_AIM:_ Print the lines that start the entries and continue through the one holding "from matplotlib.patches import Patch, Polygon", please, exactly and with the pictures omitted.

_Items from a data source:_
◇ ◇ ◇
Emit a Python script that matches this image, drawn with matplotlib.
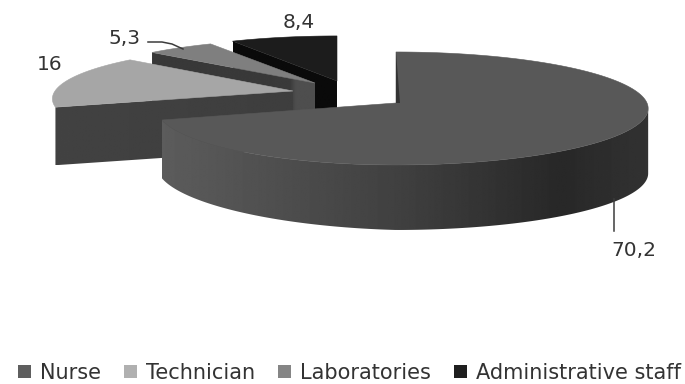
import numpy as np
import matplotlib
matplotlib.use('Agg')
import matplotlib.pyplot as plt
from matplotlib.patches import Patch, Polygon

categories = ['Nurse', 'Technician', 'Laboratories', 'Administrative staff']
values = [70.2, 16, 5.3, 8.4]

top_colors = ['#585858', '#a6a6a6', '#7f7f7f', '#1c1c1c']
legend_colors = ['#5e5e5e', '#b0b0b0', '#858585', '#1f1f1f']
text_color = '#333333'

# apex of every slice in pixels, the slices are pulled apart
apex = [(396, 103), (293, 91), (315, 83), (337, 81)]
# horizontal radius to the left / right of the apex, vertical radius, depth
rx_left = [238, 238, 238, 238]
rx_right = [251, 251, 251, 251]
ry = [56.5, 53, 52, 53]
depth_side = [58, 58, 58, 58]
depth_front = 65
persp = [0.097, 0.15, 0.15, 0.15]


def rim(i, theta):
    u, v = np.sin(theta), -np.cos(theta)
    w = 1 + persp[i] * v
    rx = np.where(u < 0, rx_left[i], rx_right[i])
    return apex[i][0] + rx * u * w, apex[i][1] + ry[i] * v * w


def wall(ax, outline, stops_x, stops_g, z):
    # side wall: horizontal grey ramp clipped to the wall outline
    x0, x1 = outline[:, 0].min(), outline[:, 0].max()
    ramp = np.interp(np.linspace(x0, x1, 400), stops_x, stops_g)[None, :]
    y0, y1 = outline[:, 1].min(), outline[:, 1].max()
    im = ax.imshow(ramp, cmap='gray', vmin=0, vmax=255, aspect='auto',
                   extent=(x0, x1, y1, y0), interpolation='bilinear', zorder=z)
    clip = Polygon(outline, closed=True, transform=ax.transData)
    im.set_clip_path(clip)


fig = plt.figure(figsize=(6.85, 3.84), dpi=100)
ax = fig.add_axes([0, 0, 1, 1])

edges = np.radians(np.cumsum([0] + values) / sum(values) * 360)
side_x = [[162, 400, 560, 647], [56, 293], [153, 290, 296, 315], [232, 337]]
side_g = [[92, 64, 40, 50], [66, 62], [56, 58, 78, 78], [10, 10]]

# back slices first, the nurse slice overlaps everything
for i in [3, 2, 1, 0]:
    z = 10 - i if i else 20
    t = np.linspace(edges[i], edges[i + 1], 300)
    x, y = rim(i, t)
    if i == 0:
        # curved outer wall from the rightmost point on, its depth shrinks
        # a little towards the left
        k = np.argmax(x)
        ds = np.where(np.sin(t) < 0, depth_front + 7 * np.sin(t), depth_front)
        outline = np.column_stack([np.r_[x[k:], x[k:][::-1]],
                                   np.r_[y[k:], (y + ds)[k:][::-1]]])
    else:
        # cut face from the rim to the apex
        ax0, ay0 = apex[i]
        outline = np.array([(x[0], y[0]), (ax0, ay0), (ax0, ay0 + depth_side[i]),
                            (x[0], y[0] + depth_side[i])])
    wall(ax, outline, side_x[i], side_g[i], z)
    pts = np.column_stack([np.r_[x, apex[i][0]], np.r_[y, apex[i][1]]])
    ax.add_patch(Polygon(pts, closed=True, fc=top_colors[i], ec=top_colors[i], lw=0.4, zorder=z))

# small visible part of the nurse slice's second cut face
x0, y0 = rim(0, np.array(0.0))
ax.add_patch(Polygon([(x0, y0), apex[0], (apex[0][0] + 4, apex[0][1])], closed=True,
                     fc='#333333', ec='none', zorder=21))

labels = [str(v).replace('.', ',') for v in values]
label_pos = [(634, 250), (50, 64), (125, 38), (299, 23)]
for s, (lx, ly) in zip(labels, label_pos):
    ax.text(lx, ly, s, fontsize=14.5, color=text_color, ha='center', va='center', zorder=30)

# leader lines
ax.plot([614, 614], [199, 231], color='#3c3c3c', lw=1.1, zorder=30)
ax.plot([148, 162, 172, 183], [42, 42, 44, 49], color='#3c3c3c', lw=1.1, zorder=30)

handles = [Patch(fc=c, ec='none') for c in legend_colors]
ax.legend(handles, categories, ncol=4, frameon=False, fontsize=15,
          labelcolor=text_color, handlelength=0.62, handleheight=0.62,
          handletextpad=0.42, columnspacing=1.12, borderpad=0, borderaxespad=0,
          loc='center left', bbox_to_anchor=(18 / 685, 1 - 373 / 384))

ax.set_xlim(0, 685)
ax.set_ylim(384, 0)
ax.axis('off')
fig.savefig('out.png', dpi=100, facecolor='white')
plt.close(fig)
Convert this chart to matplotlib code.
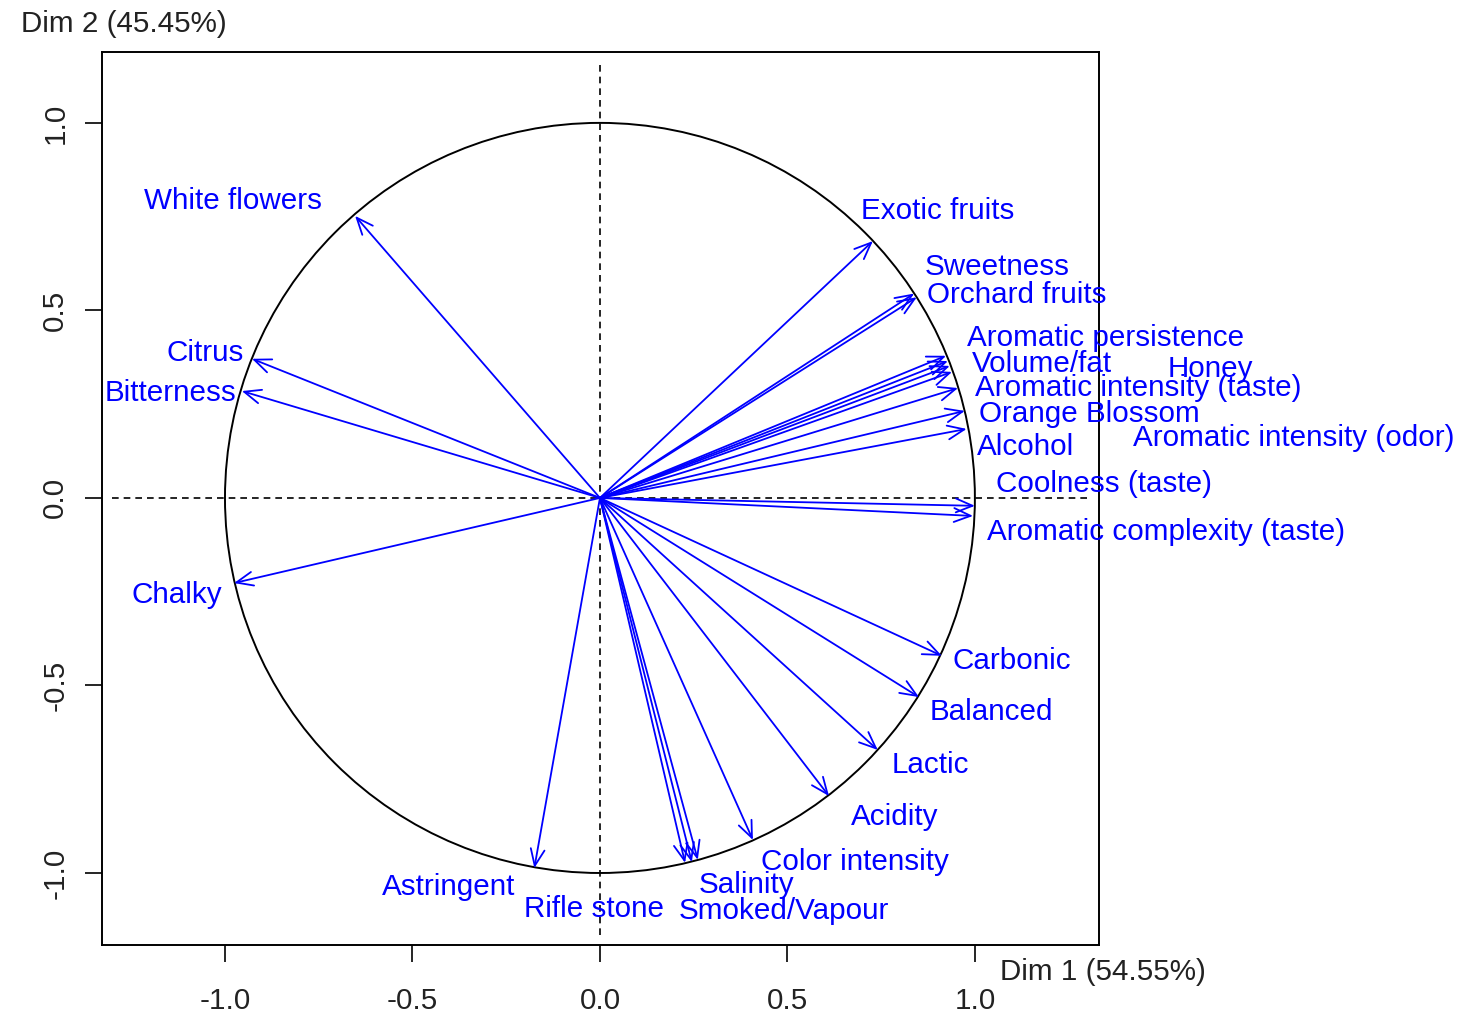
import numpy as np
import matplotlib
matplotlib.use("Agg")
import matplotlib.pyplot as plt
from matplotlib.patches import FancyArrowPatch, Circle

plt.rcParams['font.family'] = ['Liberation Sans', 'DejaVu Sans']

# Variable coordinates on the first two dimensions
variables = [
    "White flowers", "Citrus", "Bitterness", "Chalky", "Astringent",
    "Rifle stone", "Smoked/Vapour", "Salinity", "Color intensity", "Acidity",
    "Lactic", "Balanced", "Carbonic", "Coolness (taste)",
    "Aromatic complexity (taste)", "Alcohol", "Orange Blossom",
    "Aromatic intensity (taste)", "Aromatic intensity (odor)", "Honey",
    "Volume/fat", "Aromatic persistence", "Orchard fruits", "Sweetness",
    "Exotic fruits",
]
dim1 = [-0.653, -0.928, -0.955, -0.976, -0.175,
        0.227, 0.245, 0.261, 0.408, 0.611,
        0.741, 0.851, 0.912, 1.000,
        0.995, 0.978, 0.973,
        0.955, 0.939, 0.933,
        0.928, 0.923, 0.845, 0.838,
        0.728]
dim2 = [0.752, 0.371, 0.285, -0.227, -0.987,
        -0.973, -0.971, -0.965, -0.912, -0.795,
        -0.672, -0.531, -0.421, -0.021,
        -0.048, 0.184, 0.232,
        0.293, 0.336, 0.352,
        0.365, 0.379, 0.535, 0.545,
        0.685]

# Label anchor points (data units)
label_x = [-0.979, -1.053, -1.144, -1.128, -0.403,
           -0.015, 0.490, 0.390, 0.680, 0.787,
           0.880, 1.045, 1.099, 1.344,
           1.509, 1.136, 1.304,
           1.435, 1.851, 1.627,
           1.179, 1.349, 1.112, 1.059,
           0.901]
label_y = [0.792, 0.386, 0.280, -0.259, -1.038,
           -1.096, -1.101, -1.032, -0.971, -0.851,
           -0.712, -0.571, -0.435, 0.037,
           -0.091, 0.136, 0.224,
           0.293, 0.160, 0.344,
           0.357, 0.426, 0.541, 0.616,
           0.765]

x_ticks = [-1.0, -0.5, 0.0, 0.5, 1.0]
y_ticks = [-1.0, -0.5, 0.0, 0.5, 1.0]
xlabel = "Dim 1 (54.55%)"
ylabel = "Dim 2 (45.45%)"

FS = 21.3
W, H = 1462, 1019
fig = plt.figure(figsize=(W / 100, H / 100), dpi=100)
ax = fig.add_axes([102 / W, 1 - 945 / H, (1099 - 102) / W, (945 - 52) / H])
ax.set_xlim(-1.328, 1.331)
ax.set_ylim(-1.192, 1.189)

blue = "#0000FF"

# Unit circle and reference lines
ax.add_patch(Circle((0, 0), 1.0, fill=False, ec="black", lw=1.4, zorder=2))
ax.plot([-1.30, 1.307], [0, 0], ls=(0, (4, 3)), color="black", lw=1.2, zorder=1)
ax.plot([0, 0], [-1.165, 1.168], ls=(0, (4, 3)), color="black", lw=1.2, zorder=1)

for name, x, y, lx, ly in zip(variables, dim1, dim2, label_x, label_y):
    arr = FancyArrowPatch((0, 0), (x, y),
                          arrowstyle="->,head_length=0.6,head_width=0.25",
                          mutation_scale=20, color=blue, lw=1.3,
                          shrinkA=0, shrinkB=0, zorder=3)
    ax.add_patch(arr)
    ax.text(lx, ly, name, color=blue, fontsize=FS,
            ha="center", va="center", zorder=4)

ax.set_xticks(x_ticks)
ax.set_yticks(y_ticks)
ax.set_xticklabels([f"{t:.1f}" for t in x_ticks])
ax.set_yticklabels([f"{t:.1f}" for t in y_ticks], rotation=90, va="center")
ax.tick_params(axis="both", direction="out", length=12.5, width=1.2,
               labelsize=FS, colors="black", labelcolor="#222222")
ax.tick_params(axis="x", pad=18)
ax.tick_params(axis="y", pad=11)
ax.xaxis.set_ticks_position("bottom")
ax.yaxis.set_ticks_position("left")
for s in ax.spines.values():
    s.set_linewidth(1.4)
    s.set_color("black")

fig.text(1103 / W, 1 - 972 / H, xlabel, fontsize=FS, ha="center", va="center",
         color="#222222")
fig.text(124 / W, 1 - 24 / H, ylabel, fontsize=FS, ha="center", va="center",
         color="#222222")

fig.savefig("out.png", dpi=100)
◇ ◇ ◇
_REPLY TO THE EXERCISE:_
Emit a Python script that matches this image, drawn with matplotlib.
import numpy as np
import matplotlib
matplotlib.use('Agg')
import matplotlib.pyplot as plt
from matplotlib.patches import Patch, Polygon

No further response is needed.